**Exercise materials**.
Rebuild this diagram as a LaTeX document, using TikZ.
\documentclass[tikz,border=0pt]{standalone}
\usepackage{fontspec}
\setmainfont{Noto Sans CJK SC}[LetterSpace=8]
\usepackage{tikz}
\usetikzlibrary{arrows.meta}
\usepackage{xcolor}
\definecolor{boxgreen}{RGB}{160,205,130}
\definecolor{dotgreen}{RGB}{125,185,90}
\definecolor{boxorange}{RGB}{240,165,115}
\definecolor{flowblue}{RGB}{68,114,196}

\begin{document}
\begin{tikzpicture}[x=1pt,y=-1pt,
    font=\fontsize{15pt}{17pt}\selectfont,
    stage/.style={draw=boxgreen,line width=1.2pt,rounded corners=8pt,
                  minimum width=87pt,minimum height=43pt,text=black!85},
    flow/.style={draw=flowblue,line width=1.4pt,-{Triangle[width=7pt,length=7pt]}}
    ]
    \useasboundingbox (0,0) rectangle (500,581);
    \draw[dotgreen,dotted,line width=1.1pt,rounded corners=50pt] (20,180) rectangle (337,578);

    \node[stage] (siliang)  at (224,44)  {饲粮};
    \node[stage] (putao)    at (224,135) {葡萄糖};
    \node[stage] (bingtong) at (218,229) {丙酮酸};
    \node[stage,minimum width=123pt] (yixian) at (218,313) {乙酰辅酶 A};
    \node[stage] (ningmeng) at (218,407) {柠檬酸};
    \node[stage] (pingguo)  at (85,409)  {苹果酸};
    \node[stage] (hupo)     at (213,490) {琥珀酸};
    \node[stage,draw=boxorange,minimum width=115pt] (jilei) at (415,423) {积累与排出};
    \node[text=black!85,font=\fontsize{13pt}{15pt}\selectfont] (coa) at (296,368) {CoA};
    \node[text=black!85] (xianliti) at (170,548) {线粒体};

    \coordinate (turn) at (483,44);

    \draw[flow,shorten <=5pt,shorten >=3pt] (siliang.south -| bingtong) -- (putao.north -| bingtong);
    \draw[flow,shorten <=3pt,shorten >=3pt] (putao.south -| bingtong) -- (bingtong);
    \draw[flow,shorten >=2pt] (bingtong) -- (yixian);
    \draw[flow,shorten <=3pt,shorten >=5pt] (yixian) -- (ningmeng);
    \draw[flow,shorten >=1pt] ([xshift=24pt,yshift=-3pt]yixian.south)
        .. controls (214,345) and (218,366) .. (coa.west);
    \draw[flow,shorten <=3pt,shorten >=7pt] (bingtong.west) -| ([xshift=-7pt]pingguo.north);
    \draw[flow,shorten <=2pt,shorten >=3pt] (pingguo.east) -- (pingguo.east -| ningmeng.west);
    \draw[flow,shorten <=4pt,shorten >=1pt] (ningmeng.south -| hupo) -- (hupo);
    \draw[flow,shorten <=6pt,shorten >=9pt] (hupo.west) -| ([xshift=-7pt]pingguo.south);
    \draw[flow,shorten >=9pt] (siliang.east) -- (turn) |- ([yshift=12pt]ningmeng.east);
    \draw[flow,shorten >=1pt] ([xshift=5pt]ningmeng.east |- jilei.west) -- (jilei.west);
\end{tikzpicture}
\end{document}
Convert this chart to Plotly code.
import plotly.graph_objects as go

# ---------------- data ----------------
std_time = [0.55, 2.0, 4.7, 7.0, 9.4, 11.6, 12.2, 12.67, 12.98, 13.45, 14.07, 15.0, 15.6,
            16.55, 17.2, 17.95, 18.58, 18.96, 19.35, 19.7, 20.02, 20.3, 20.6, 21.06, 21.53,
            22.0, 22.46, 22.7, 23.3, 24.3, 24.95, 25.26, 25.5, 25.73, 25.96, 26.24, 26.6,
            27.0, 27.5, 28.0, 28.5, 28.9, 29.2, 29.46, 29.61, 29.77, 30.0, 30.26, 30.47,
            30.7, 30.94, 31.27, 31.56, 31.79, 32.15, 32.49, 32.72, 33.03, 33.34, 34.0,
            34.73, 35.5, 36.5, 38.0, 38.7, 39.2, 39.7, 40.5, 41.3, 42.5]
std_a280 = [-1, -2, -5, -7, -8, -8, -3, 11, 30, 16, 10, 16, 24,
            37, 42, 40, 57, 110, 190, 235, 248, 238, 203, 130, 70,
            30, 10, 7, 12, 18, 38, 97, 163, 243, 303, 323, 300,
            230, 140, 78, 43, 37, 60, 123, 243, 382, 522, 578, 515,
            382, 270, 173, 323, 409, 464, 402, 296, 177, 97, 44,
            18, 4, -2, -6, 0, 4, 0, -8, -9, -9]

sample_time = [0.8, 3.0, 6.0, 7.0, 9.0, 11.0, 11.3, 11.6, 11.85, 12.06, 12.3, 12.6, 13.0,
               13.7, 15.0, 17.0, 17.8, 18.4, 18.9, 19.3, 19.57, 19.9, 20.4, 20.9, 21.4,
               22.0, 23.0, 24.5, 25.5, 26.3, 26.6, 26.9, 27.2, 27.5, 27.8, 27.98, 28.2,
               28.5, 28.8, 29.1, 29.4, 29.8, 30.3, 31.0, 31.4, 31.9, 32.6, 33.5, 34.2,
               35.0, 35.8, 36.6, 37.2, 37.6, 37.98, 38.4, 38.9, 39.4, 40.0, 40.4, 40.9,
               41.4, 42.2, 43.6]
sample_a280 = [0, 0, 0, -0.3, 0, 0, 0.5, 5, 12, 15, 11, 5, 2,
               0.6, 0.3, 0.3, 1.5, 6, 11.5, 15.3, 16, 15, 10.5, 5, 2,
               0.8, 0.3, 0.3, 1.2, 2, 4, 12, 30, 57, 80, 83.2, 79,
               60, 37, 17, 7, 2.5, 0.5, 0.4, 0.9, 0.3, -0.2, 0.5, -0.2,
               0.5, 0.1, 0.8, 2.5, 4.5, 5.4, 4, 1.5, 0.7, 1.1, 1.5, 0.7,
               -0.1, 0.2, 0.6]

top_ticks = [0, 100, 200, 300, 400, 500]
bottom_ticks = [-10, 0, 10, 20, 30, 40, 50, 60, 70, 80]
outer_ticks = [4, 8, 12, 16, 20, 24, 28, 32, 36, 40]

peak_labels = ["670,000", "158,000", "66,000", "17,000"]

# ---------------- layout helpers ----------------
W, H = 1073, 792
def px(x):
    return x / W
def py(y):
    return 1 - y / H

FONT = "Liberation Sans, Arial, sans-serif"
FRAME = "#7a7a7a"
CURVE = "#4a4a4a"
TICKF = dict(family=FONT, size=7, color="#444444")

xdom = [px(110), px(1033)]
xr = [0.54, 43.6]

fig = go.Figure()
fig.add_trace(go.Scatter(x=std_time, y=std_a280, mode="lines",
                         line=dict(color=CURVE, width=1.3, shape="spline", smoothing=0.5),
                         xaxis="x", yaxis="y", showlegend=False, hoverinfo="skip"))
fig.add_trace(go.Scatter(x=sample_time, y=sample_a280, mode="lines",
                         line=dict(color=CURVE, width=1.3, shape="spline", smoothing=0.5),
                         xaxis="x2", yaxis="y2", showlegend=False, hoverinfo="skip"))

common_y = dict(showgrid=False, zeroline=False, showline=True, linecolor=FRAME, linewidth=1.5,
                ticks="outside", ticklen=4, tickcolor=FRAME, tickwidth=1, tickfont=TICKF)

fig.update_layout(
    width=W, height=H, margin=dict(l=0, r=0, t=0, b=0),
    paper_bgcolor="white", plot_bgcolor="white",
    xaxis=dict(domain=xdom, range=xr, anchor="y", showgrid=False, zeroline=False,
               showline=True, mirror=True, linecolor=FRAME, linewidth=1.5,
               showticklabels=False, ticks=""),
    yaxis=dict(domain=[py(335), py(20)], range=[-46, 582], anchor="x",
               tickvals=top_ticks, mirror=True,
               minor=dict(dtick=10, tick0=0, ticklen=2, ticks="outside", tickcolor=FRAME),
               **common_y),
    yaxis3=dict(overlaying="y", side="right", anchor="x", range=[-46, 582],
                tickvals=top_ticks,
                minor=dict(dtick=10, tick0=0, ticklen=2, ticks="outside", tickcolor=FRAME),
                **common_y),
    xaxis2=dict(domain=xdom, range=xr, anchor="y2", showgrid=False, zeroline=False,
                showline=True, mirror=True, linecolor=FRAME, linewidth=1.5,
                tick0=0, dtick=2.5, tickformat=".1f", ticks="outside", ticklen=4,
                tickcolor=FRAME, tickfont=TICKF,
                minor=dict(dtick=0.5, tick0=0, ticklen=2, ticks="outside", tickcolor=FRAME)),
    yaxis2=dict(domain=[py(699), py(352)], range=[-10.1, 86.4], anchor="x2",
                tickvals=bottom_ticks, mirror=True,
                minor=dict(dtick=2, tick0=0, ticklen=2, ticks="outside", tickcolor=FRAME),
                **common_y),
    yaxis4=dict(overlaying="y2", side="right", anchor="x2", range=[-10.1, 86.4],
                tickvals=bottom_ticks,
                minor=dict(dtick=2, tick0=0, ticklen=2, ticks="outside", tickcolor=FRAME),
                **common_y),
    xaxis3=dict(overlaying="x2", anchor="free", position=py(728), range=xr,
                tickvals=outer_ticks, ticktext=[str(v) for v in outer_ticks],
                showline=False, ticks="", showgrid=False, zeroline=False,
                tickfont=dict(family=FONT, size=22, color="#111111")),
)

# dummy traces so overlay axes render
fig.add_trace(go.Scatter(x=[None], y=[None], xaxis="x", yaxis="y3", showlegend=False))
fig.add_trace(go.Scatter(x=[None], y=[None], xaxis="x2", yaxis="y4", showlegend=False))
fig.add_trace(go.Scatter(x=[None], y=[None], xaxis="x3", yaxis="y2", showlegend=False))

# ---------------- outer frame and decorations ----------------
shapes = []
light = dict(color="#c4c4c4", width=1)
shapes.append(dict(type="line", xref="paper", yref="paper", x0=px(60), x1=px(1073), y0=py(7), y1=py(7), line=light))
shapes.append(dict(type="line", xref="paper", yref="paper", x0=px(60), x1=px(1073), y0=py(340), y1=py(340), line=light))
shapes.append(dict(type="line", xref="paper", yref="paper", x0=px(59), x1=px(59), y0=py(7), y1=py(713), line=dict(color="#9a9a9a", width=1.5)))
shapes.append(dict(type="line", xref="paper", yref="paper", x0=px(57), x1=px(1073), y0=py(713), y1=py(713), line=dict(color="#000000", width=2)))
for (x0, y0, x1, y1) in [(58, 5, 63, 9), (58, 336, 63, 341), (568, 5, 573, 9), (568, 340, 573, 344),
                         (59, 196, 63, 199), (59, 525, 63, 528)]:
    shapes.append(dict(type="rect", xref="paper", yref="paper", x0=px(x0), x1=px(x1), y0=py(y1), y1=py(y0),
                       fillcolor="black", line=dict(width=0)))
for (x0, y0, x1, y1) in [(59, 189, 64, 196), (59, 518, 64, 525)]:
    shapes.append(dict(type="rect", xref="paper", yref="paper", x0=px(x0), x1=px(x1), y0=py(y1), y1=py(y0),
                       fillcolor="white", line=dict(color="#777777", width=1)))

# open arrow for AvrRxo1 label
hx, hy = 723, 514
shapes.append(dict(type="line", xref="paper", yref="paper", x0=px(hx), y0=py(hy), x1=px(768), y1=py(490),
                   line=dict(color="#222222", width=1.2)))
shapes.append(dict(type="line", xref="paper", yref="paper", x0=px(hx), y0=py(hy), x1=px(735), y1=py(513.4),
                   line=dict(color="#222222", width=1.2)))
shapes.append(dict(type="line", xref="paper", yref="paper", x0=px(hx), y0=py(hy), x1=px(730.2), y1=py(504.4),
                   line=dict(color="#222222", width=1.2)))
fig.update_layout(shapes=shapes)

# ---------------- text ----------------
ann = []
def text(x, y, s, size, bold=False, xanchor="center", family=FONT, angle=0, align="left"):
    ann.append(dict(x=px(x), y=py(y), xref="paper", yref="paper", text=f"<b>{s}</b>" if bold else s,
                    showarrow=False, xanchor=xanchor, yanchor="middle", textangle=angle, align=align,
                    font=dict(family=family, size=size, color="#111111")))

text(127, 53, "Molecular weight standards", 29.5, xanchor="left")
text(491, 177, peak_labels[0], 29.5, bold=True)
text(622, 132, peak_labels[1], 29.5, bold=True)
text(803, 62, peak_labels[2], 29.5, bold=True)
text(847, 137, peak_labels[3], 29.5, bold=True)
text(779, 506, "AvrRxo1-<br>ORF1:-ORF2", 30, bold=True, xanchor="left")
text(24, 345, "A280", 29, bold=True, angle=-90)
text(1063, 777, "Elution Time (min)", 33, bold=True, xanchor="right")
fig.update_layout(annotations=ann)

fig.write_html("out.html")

**Goal**. Within the listing above, locate the line containing "Convert this chart to Plotly code." and the line containing "import plotly.graph_objects as go". Reproduce those two lines and all lines between them exactly, with nothing added.

**Complete output**.
Convert this chart to Plotly code.
import plotly.graph_objects as go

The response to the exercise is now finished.